In the opinion of this court, both the doctrines of substantial overbreadth and the well-established practice of upholding statutes such as the one before this court by reading constitutional requirements into them, dictate the decision regarding the constitutionality of New York's unlawful assembly statute.
Therefore, pursuant to the foregoing opinion, this court finds that sound constitutional requirements must be read into Penal Law § 240.10 to preserve its constitutionality. Specifically, the statute must be read to incorporate the tests set forth in Brandenburg (395 US 444, supra) — that is, that before an individual may be charged with unlawful assembly, his actions must constitute an incitement which is both di rected towards and likely to produce imminent violent and tumultuous conduct. As so interpreted, this court finds the statute constitutional.
As a caveat to this holding, it is appropriate to comment briefly upon the standard to be used in cases that may arise under this statute.
When the group activity out of which the alleged offense develops can be described as involving both legal and illegal purposes and conduct, and is within the shadow of the First Amendment, the factual issue as to the alleged criminal intent must be strictly judged.
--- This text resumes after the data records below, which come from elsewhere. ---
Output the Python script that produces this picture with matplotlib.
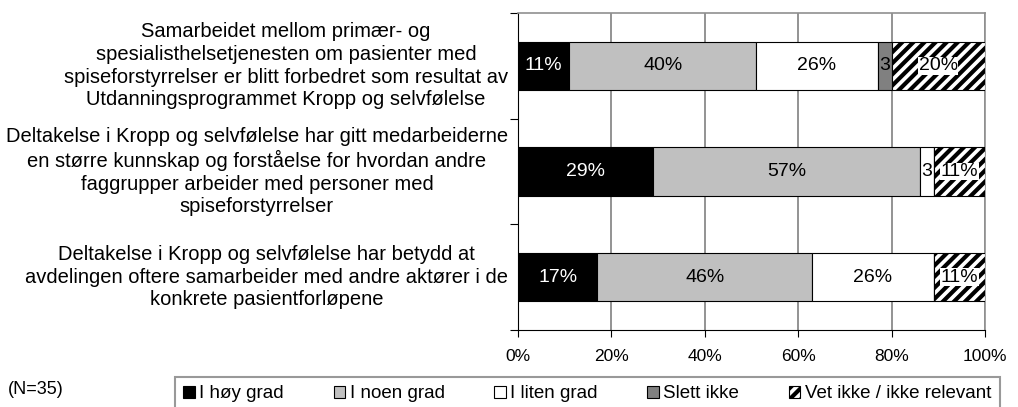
import matplotlib
matplotlib.use("Agg")
import matplotlib.pyplot as plt
from matplotlib.patches import Patch

plt.rcParams['font.family'] = ['Liberation Sans', 'DejaVu Sans']
plt.rcParams['hatch.linewidth'] = 3

# statements (top to bottom)
statements = [
    "Samarbeidet mellom primær- og\nspesialisthelsetjenesten om pasienter med\n"
    "spiseforstyrrelser er blitt forbedret som resultat av\nUtdanningsprogrammet Kropp og selvfølelse",
    "Deltakelse i Kropp og selvfølelse har gitt medarbeiderne\nen større kunnskap og forståelse for hvordan andre\n"
    "faggrupper arbeider med personer med\nspiseforstyrrelser",
    "Deltakelse i Kropp og selvfølelse har betydd at\navdelingen oftere samarbeider med andre aktører i de\n"
    "konkrete pasientforløpene",
]

categories = ["I høy grad", "I noen grad", "I liten grad", "Slett ikke", "Vet ikke / ikke relevant"]
hoy_grad = [11, 29, 17]
noen_grad = [40, 57, 46]
liten_grad = [26, 3, 26]
slett_ikke = [3, 0, 0]
vet_ikke = [20, 11, 11]
series = [hoy_grad, noen_grad, liten_grad, slett_ikke, vet_ikke]

colors = ['#000000', '#c0c0c0', '#ffffff', '#808080', '#ffffff']
hatches = [None, None, None, None, '///']
text_colors = ['white', 'black', 'black', 'black', 'black']

fig = plt.figure(figsize=(10.18, 4.07), dpi=100)
ax = fig.add_axes([518 / 1018, 1 - 330 / 407, 467 / 1018, 317 / 407])

ypos = list(range(len(statements)))
left = [0] * len(statements)
for k, vals in enumerate(series):
    ax.barh(ypos, vals, left=left, height=0.455, color=colors[k], hatch=hatches[k],
            edgecolor='black', linewidth=0.8, zorder=3)
    for i, v in enumerate(vals):
        if v == 0:
            continue
        lbl = "%d%%" % v if v > 5 else "%d" % v
        bbox = None
        if hatches[k]:
            bbox = dict(facecolor='white', edgecolor='none', pad=0.3)
        ax.text(left[i] + v / 2, ypos[i], lbl, ha='center', va='center', fontsize=14,
                color=text_colors[k], bbox=bbox, zorder=4)
    left = [left[i] + vals[i] for i in range(len(vals))]

ax.set_xlim(0, 100)
ax.set_ylim(2.5, -0.5)
ax.set_xticks([0, 20, 40, 60, 80, 100])
ax.set_xticklabels(["0%", "20%", "40%", "60%", "80%", "100%"], fontsize=12.5)
ax.set_yticks([-0.5, 0.5, 1.5, 2.5])
ax.set_yticklabels([])
ax.tick_params(axis='x', length=5, pad=9, color='black')
ax.tick_params(axis='y', length=6, color='black')
ax.grid(axis='x', color='#808080', linewidth=1.2, zorder=0)

for s in ['top', 'right']:
    ax.spines[s].set_color('#909090')
    ax.spines[s].set_linewidth(1.2)
ax.spines['left'].set_color('black')
ax.spines['bottom'].set_color('black')

for i, txt in enumerate(statements):
    ax.text(-10 / 467, ypos[i], txt, transform=ax.get_yaxis_transform(),
            ha='right', va='center', multialignment='center', fontsize=14.5,
            linespacing=1.25)

fig.text(8 / 1018, 1 - 389 / 407, "(N=35)", fontsize=13, va='center')

handles = [Patch(facecolor=colors[k], edgecolor='black', hatch=hatches[k], linewidth=0.8)
           for k in range(len(categories))]
leg = fig.legend(handles, categories, loc='upper left', bbox_to_anchor=(175 / 1018, 1 - 377 / 407),
                 ncol=5, frameon=True, fancybox=False, edgecolor='#808080', fontsize=13.5,
                 handlelength=0.6, handleheight=0.6, handletextpad=0.25, columnspacing=2.65,
                 borderaxespad=0, borderpad=0.45)
leg.get_frame().set_linewidth(1.5)

fig.savefig("out.png", dpi=100)
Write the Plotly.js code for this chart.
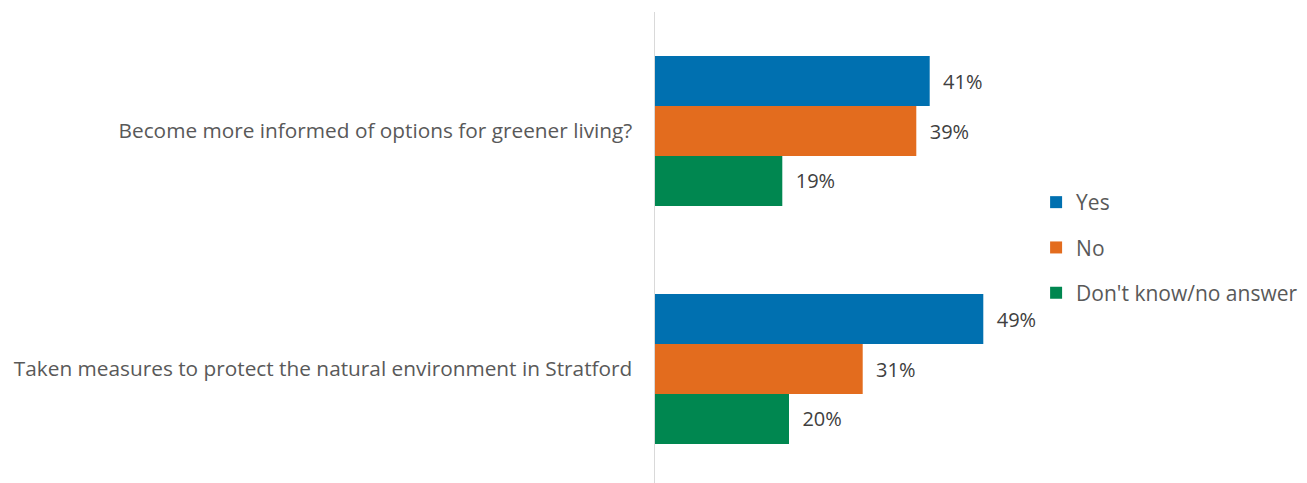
<!DOCTYPE html>
<html>
<head>
<meta charset="utf-8">
<script src="https://cdn.plot.ly/plotly-3.0.1.min.js"></script>
<style>html,body{margin:0;padding:0;background:#fff;}#chart{width:1307px;height:483px;}</style>
</head>
<body>
<div id="chart"></div>
<script>
const categories = ["Become more informed of options for greener living?", "Taken measures to protect the natural environment in Stratford"];
const seriesNames = ["Yes", "No", "Don't know/no answer"];
const yesValues = [41, 49];
const noValues = [39, 31];
const dkValues = [19, 20];
const colors = ["#0070B0", "#E36C1E", "#008750"];

const allValues = [yesValues, noValues, dkValues];
const traces = allValues.map((vals, i) => ({
  type: 'bar',
  orientation: 'h',
  name: seriesNames[i],
  legendgroup: 'g' + i,
  y: categories,
  x: vals,
  marker: {color: colors[i]},
  text: vals.map(v => v + '%'),
  texttemplate: '\u00a0\u00a0%{text}',
  textposition: 'outside',
  cliponaxis: false,
  textfont: {family: 'Open Sans, sans-serif', size: 20, color: '#404040'},
  hoverinfo: 'none'
}));

const layout = {
  width: 1307,
  height: 483,
  margin: {l: 655, r: 250, t: 12, b: 0},
  paper_bgcolor: '#ffffff',
  plot_bgcolor: '#ffffff',
  barmode: 'group',
  bargap: 0.37,
  bargroupgap: 0,
  font: {family: 'Open Sans, sans-serif', color: '#595959'},
  xaxis: {range: [0, 60], showgrid: false, zeroline: false, showticklabels: false, ticks: '', showline: false},
  yaxis: {
    type: 'category',
    range: [1.479, -0.5],
    showgrid: false,
    zeroline: false,
    showline: true,
    linecolor: '#d9d9d9',
    linewidth: 1.5,
    ticks: '',
    ticklabelstandoff: 17,
    tickfont: {family: 'Open Sans, sans-serif', size: 20.8, color: '#595959'}
  },
  showlegend: true,
  legend: {
    x: 0.948, xanchor: 'left',
    y: 0.5, yanchor: 'middle',
    tracegroupgap: 15,
    traceorder: 'grouped',
    font: {family: 'Open Sans, sans-serif', size: 21, color: '#595959'},
    bgcolor: 'rgba(0,0,0,0)'
  }
};

Plotly.newPlot('chart', traces, layout, {displayModeBar: false, staticPlot: true});
</script>
</body>
</html>
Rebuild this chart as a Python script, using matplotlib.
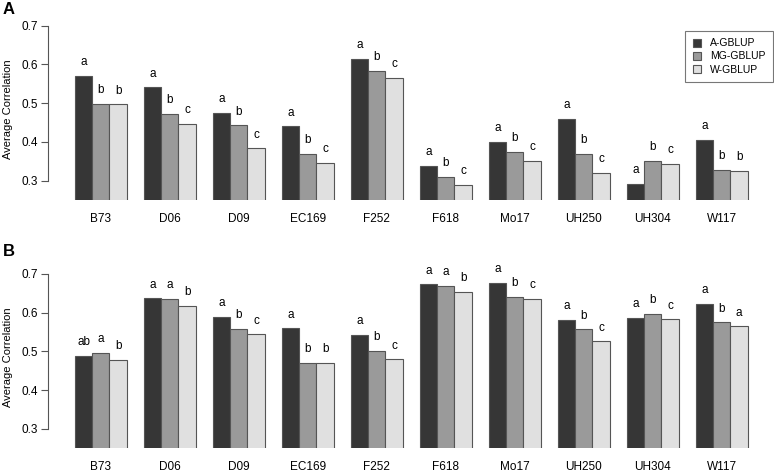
import matplotlib.pyplot as plt
import numpy as np

plt.rcParams['font.family'] = ['Liberation Sans', 'DejaVu Sans']

# lines and methods
lines = ['B73', 'D06', 'D09', 'EC169', 'F252', 'F618', 'Mo17', 'UH250', 'UH304', 'W117']
methods = ['A-GBLUP', 'MG-GBLUP', 'W-GBLUP']
colors = ['#363636', '#9a9a9a', '#e0e0e0']

# panel A values
a_agblup = [0.570, 0.541, 0.475, 0.440, 0.615, 0.339, 0.401, 0.459, 0.292, 0.406]
a_mgblup = [0.498, 0.472, 0.443, 0.369, 0.584, 0.310, 0.374, 0.369, 0.352, 0.328]
a_wgblup = [0.497, 0.446, 0.383, 0.346, 0.565, 0.289, 0.352, 0.320, 0.343, 0.326]
a_letters = [['a', 'b', 'b'], ['a', 'b', 'c'], ['a', 'b', 'c'], ['a', 'b', 'c'], ['a', 'b', 'c'],
             ['a', 'b', 'c'], ['a', 'b', 'c'], ['a', 'b', 'c'], ['a', 'b', 'c'], ['a', 'b', 'b']]

# panel B values
b_agblup = [0.489, 0.637, 0.589, 0.559, 0.542, 0.673, 0.676, 0.581, 0.586, 0.623]
b_mgblup = [0.497, 0.636, 0.558, 0.470, 0.502, 0.669, 0.640, 0.557, 0.596, 0.575]
b_wgblup = [0.479, 0.617, 0.544, 0.470, 0.480, 0.653, 0.635, 0.526, 0.583, 0.565]
b_letters = [['ab', 'a', 'b'], ['a', 'a', 'b'], ['a', 'b', 'c'], ['a', 'b', 'b'], ['a', 'b', 'c'],
             ['a', 'a', 'b'], ['a', 'b', 'c'], ['a', 'b', 'c'], ['a', 'b', 'c'], ['a', 'b', 'a']]

W, H = 774, 472
fig = plt.figure(figsize=(W / 100, H / 100), dpi=100)


def make_panel(top_px, bottom_px, series, letters, label, label_y, legend=False):
    ax = fig.add_axes([48 / W, 1 - bottom_px / H, (W - 48) / W, (bottom_px - top_px) / H])
    x = np.arange(len(lines))
    for j, vals in enumerate(series):
        pos = 1 + 4 * x + j
        ax.bar(pos, vals, width=1, align='edge', color=colors[j], edgecolor='#555555',
               linewidth=0.8, label=methods[j])
        for p, v, lt in zip(pos, vals, letters):
            ax.annotate(lt[j], (p + 0.5, v), xytext=(0, 5.5), textcoords='offset points',
                        ha='center', va='bottom', fontsize=8.5)
    ax.set_xlim(-0.56, -0.56 + (W - 48) / 17.25)
    ax.set_ylim(0.25, 0.72)
    ax.set_yticks([0.3, 0.4, 0.5, 0.6, 0.7])
    ax.set_yticklabels(['0.3', '0.4', '0.5', '0.6', '0.7'], fontsize=8.5)
    ax.set_xticks(1 + 4 * x + 1.5)
    ax.set_xticklabels(lines, fontsize=8.5)
    ax.tick_params(axis='x', length=0, pad=9)
    ax.tick_params(axis='y', length=5, width=0.8, color='#555555', pad=2)
    for s in ['top', 'right', 'bottom']:
        ax.spines[s].set_visible(False)
    ax.spines['left'].set_bounds(0.3, 0.7)
    ax.spines['left'].set_color('#555555')
    ax.spines['left'].set_linewidth(0.8)
    ax.set_ylabel('Average Correlation', fontsize=8, labelpad=6)
    ax.patch.set_visible(False)
    fig.text(3 / W, 1 - label_y / H, label, fontsize=12, fontweight='bold', va='top')
    if legend:
        lg = fig.legend(loc='upper right', bbox_to_anchor=(773 / W, 1 - 31 / H),
                        fontsize=7.5, frameon=True, fancybox=False, handlelength=0.8,
                        handleheight=0.8, handletextpad=0.9, labelspacing=0.3,
                        borderpad=0.7, borderaxespad=0)
        lg.get_frame().set_edgecolor('#555555')
        lg.get_frame().set_linewidth(0.8)
    return ax


make_panel(18, 200, [a_agblup, a_mgblup, a_wgblup], a_letters, 'A', 2, legend=True)
make_panel(266, 448.4, [b_agblup, b_mgblup, b_wgblup], b_letters, 'B', 244)

fig.savefig('out.png', dpi=100)
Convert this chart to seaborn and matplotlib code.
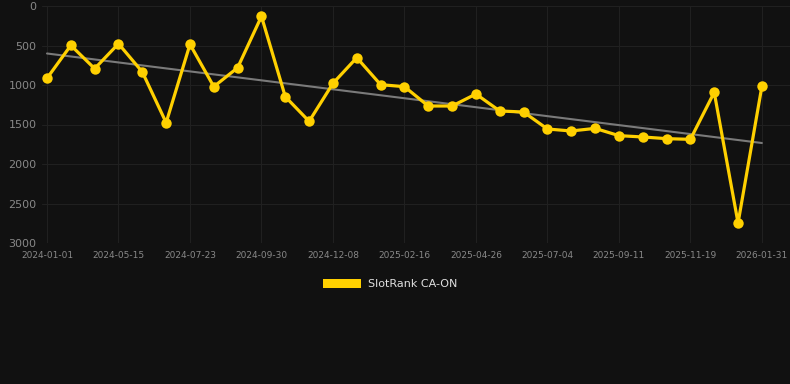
import numpy as np
import pandas as pd
import matplotlib
matplotlib.use("Agg")
import matplotlib.pyplot as plt
from matplotlib.patches import Patch
import seaborn as sns

# ranks (31 evenly spaced samples)
ranks = [915, 498, 793, 477, 835, 1477, 485, 1021, 781, 131,
         1148, 1460, 979, 654, 996, 1021, 1266, 1266, 1114, 1329,
         1342, 1557, 1582, 1549, 1641, 1658, 1679, 1688, 1093, 2747,
         1017]
tick_labels = ["2024-01-01", "2024-05-15", "2024-07-23", "2024-09-30",
               "2024-12-08", "2025-02-16", "2025-04-26", "2025-07-04",
               "2025-09-11", "2025-11-19", "2026-01-31"]
series_name = "SlotRank CA-ON"

df = pd.DataFrame({"idx": np.arange(len(ranks)), "rank": ranks})

sns.set_theme(style="dark")
plt.rcParams["font.family"] = ["DejaVu Sans"]

bg = "#111111"
fig = plt.figure(figsize=(7.9, 3.84), dpi=100, facecolor=bg)
ax = fig.add_axes([42 / 790, 1 - 243 / 384, 748 / 790, 237 / 384])
ax.set_facecolor(bg)

# trend line from a linear fit of the same values
coef = np.polyfit(df["idx"], df["rank"], 1)
ax.plot(df["idx"], np.polyval(coef, df["idx"]), color="#7a7a7a", lw=1.5, zorder=2)

sns.lineplot(data=df, x="idx", y="rank", ax=ax, color="#FFD000", lw=2.3,
             marker="o", markersize=7.5, markeredgewidth=0, zorder=3)

ax.set_xlim(-0.21, 31.18)
ax.set_ylim(3000, 0)
ax.set_yticks(range(0, 3001, 500))
ax.set_xticks(range(0, len(ranks), 3))
ax.set_xticklabels(tick_labels)
ax.tick_params(axis="y", colors="#888888", labelsize=8, length=0, pad=4)
ax.tick_params(axis="x", colors="#888888", labelsize=6.5, length=0, pad=6)
ax.set_xlabel("")
ax.set_ylabel("")
ax.grid(True, color="#202020", lw=0.8)
for s in ax.spines.values():
    s.set_visible(False)

fig.legend(handles=[Patch(facecolor="#FFD000", edgecolor="none", label=series_name)],
           loc="center", bbox_to_anchor=(390 / 790, 1 - 284 / 384),
           frameon=False, fontsize=8, labelcolor="#e0e0e0",
           handlelength=3.4, handleheight=0.9, handletextpad=0.6)

fig.savefig("out.png", dpi=100, facecolor=bg)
It has been held that specially meticulous inquiry into the sufficiency of proof is justified and required because of the real possibility in considering group activity, characteristic of political or social movements, of an unfair imputation of the intent or acts of some participants to all others (United States v Dellinger, 472 F2d 340 [1972]; United States v Spock, 416 F2d 165 [1969]).
Therefore, it is clear that in cases of this nature arising under New York's unlawful assembly statute, juries should be instructed regarding the First Amendment tests set forth in Brandenburg (supra), as well as the standard of strict scrutiny to be applied in their evaluation of the facts.
[The court then analyzed whether the factual allegations contained in the complaints were legally sufficient. This discussion has been omitted for purposes of publication.]